I don’t think it would suffice. It would work for notes, but I want to also have a todo list in there, for example. Be able to check things off, query by due date, by assignee or task, etc.
I don’t think a database is a good fit for your use case at all, unless you’re willing to reinvent a lot of wheels.
What would then? I haven’t found anything that has command line interface and supports dependent tasks and a flexible, queryable tag system
I’m sorry, I don’t have a suggestion. If it were me I would not be looking at a CLI solution for this at all.
For todo stuff there’s the excellent “todo-txt” for cli use. Though not great for notes. Perhaps separate tools would be fine?
Todo txt lacked some features I needed, which would be trivial to implement as a SQL column.
I do not remember what it was… Maybe it was dependent tasks? I believe so.
Org mode, org roam, org agenda and org-ql
Joplin is a note taking app that stores its data in an sqlite database (easy to query but not a good idea to write to it) but there is also a command line version and both versions support access via a data API.

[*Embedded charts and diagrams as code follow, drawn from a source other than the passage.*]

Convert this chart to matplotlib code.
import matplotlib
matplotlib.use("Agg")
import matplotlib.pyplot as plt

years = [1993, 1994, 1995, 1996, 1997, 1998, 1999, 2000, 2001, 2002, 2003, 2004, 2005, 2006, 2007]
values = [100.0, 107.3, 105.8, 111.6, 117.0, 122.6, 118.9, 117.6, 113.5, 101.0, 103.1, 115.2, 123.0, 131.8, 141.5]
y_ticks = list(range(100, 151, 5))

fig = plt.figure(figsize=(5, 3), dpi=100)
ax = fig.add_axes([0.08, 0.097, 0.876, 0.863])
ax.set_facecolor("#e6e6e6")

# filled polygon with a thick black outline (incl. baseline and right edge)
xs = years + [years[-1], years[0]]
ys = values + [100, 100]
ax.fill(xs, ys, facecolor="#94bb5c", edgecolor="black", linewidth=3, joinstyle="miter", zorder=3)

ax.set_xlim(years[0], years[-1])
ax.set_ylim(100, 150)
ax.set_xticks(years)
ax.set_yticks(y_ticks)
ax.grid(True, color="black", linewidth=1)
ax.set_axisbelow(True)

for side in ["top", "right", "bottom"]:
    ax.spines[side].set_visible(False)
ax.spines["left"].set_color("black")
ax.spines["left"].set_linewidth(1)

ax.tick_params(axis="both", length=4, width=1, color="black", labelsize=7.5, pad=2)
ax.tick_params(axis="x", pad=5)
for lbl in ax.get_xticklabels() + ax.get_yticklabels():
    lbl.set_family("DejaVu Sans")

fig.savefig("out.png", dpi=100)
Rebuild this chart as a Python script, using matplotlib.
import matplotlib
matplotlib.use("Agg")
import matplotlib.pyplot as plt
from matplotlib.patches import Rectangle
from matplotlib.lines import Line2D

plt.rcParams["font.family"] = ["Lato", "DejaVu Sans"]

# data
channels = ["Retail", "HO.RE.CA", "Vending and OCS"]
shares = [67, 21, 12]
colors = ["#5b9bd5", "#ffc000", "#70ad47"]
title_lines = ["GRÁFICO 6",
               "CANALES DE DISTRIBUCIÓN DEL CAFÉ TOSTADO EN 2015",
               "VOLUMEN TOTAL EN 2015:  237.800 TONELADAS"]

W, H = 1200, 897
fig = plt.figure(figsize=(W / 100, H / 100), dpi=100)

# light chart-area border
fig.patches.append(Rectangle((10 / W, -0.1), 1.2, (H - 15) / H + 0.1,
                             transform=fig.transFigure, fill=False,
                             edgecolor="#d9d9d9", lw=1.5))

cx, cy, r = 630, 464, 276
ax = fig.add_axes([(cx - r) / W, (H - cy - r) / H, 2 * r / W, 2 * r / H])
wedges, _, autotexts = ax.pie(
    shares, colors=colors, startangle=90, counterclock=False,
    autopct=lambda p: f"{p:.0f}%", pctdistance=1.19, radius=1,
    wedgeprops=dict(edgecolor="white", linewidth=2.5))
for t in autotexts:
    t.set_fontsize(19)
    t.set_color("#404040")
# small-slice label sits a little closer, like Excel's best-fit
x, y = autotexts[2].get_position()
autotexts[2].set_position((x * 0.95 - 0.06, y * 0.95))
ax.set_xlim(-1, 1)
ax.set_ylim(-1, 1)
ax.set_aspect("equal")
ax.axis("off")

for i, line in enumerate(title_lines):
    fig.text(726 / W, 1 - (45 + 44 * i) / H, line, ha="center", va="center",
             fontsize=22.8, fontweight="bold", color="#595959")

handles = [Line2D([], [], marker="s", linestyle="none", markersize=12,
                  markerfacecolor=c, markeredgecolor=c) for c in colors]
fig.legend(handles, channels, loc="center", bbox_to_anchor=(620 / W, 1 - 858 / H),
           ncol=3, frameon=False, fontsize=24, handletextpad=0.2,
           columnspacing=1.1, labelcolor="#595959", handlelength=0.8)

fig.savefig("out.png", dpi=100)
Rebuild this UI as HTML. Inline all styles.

I think you would be better off using something like org-roam. It’s all text so script can still be used and it can be searched fast with ripgrep. Also org mode has loads of features that a homegrown system will never be able to catch up with
Is their any DB that doesn’t have a CLI?
I think what I’m looking for doesn’t exist, but what I meant by CLI is something I can pipe things into and interface with other unix tools easily.
But you’re right, they all have a way to open a session via CLI.
Unless your lists are 1000s of items long, just use text files in a folder.
Could even go fancy and use markdown.
I definitely considered this approach. The only problem is it is difficult to represent linking items to each other. For example, dependent tasks or sub tasks.
Duckdb has pretty good cli support https://duckdb.org/docs/api/cli/overview.html#non-interactive-usage
What if instead you used something that’s meant to be used to take notes but that also has querying capabilities?
I have been using Silverbullet for a while and I absolutely love it. It uses Markdown files in disk so it’s very easy to backup, have secondary instances running and even just edit files directly with any other program. But also provides some extra syntax to define objects and query them, so you can for example build a library of recipes and have a page that lists all of the ones that have a specific tag or take less than X time to cook or whatever.
Check out https://www.giuspen.net/cherrytree/, lightweight note-taking app with interesting scripting function built in.
Even if that’s not your cup of tea, it has the option to save your notebook to a single sqlite file, so I take that as good enough proof it’ll work for your similar purposes as well.
Definitely sounds like sqlite.
Hey!
I’ve wanted something very similar—specifically, a plain-text database. I recently came across GNU recutils, which I haven’t had time to play around with yet, but which seems like it fits the bill (at least for me). There’s a couple YouTube videos on it—I encourage you to check it out!